*What the exercise asks*:
Retype the whole listing verbatim and keep the pictures out of it.

*Given material*:
________

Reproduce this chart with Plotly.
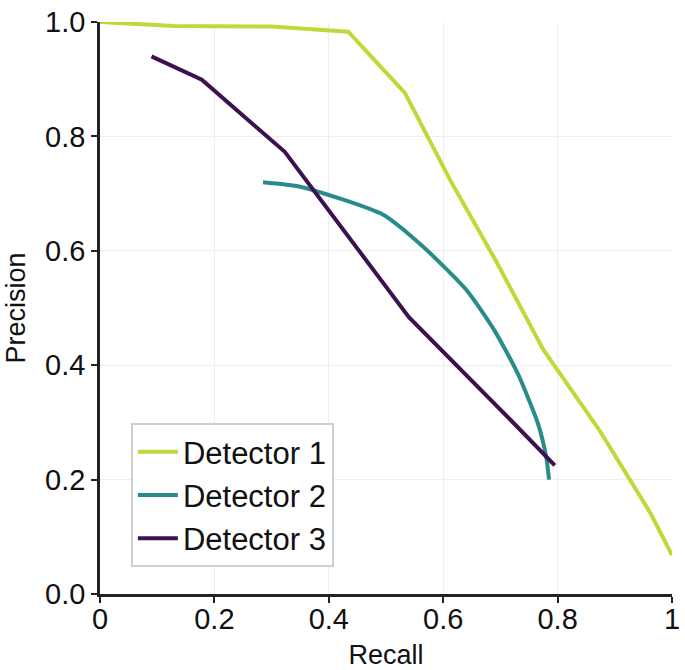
import plotly.graph_objects as go

det1_recall = [0.0, 0.13, 0.30, 0.434, 0.533, 0.612, 0.694, 0.775, 0.874, 0.962, 1.0]
det1_precision = [1.0, 0.993, 0.992, 0.983, 0.876, 0.724, 0.579, 0.427, 0.285, 0.142, 0.068]

det2_recall = [0.285, 0.35, 0.495, 0.565, 0.641, 0.69, 0.73, 0.765, 0.78, 0.785]
det2_precision = [0.72, 0.712, 0.663, 0.607, 0.531, 0.46, 0.386, 0.30, 0.24, 0.20]

det3_recall = [0.09, 0.178, 0.323, 0.54, 0.72, 0.795]
det3_precision = [0.94, 0.899, 0.773, 0.484, 0.302, 0.225]

x_ticks = [0, 0.2, 0.4, 0.6, 0.8, 1.0]
x_ticktext = ["0", "0.2", "0.4", "0.6", "0.8", "1"]
y_ticks = [0, 0.2, 0.4, 0.6, 0.8, 1.0]
y_ticktext = ["0.0", "0.2", "0.4", "0.6", "0.8", "1.0"]

fig = go.Figure()
fig.add_trace(go.Scatter(x=det1_recall, y=det1_precision, mode="lines", name="Detector 1",
                         line=dict(color="#c0d838", width=4)))
fig.add_trace(go.Scatter(x=det2_recall, y=det2_precision, mode="lines", name="Detector 2",
                         line=dict(color="#2a8c8a", width=4, shape="spline", smoothing=0.6)))
fig.add_trace(go.Scatter(x=det3_recall, y=det3_precision, mode="lines", name="Detector 3",
                         line=dict(color="#3d1150", width=4)))

font = "Liberation Sans, Arial, sans-serif"
fig.update_layout(
    width=685, height=670,
    margin=dict(l=100, r=13, t=22, b=76),
    paper_bgcolor="white", plot_bgcolor="white",
    font=dict(family=font, size=29, color="#111111"),
    showlegend=True,
    legend=dict(x=0.054, y=0.047, xanchor="left", yanchor="bottom",
                bgcolor="white", bordercolor="#cfcfcf", borderwidth=2,
                font=dict(size=31, family=font, color="#111111"),
                tracegroupgap=0, itemwidth=40, entrywidth=170, entrywidthmode="pixels"),
    xaxis=dict(range=[0, 1], tickvals=x_ticks, ticktext=x_ticktext,
               automargin=False, ticklabeloverflow="allow", ticklabelstandoff=-9,
               showline=True, linecolor="#222222", linewidth=2.5,
               ticks="outside", ticklen=6, tickwidth=2, tickcolor="#222222",
               showgrid=True, gridcolor="#eeeeee", gridwidth=1, zeroline=False,
               title=dict(text="Recall", standoff=13, font=dict(size=27)),
               tickfont=dict(size=29)),
    yaxis=dict(range=[0, 1], tickvals=y_ticks, ticktext=y_ticktext,
               automargin=False, ticklabeloverflow="allow",
               showline=True, linecolor="#222222", linewidth=2.5,
               ticks="outside", ticklen=6, tickwidth=2, tickcolor="#222222",
               showgrid=True, gridcolor="#eeeeee", gridwidth=1, zeroline=False,
               title=dict(text="Precision", standoff=12, font=dict(size=27)),
               tickfont=dict(size=29)),
)

# remove the browser's default 8px body margin so the figure fills the window
fig.write_html("out.html", config={"displayModeBar": False},
               post_script="document.body.style.margin='0';")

________

*Solution*:
Reproduce this chart with Plotly.
import plotly.graph_objects as go

det1_recall = [0.0, 0.13, 0.30, 0.434, 0.533, 0.612, 0.694, 0.775, 0.874, 0.962, 1.0]
det1_precision = [1.0, 0.993, 0.992, 0.983, 0.876, 0.724, 0.579, 0.427, 0.285, 0.142, 0.068]

det2_recall = [0.285, 0.35, 0.495, 0.565, 0.641, 0.69, 0.73, 0.765, 0.78, 0.785]
det2_precision = [0.72, 0.712, 0.663, 0.607, 0.531, 0.46, 0.386, 0.30, 0.24, 0.20]

det3_recall = [0.09, 0.178, 0.323, 0.54, 0.72, 0.795]
det3_precision = [0.94, 0.899, 0.773, 0.484, 0.302, 0.225]

x_ticks = [0, 0.2, 0.4, 0.6, 0.8, 1.0]
x_ticktext = ["0", "0.2", "0.4", "0.6", "0.8", "1"]
y_ticks = [0, 0.2, 0.4, 0.6, 0.8, 1.0]
y_ticktext = ["0.0", "0.2", "0.4", "0.6", "0.8", "1.0"]

fig = go.Figure()
fig.add_trace(go.Scatter(x=det1_recall, y=det1_precision, mode="lines", name="Detector 1",
                         line=dict(color="#c0d838", width=4)))
fig.add_trace(go.Scatter(x=det2_recall, y=det2_precision, mode="lines", name="Detector 2",
                         line=dict(color="#2a8c8a", width=4, shape="spline", smoothing=0.6)))
fig.add_trace(go.Scatter(x=det3_recall, y=det3_precision, mode="lines", name="Detector 3",
                         line=dict(color="#3d1150", width=4)))

font = "Liberation Sans, Arial, sans-serif"
fig.update_layout(
    width=685, height=670,
    margin=dict(l=100, r=13, t=22, b=76),
    paper_bgcolor="white", plot_bgcolor="white",
    font=dict(family=font, size=29, color="#111111"),
    showlegend=True,
    legend=dict(x=0.054, y=0.047, xanchor="left", yanchor="bottom",
                bgcolor="white", bordercolor="#cfcfcf", borderwidth=2,
                font=dict(size=31, family=font, color="#111111"),
                tracegroupgap=0, itemwidth=40, entrywidth=170, entrywidthmode="pixels"),
    xaxis=dict(range=[0, 1], tickvals=x_ticks, ticktext=x_ticktext,
               automargin=False, ticklabeloverflow="allow", ticklabelstandoff=-9,
               showline=True, linecolor="#222222", linewidth=2.5,
               ticks="outside", ticklen=6, tickwidth=2, tickcolor="#222222",
               showgrid=True, gridcolor="#eeeeee", gridwidth=1, zeroline=False,
               title=dict(text="Recall", standoff=13, font=dict(size=27)),
               tickfont=dict(size=29)),
    yaxis=dict(range=[0, 1], tickvals=y_ticks, ticktext=y_ticktext,
               automargin=False, ticklabeloverflow="allow",
               showline=True, linecolor="#222222", linewidth=2.5,
               ticks="outside", ticklen=6, tickwidth=2, tickcolor="#222222",
               showgrid=True, gridcolor="#eeeeee", gridwidth=1, zeroline=False,
               title=dict(text="Precision", standoff=12, font=dict(size=27)),
               tickfont=dict(size=29)),
)

# remove the browser's default 8px body margin so the figure fills the window
fig.write_html("out.html", config={"displayModeBar": False},
               post_script="document.body.style.margin='0';")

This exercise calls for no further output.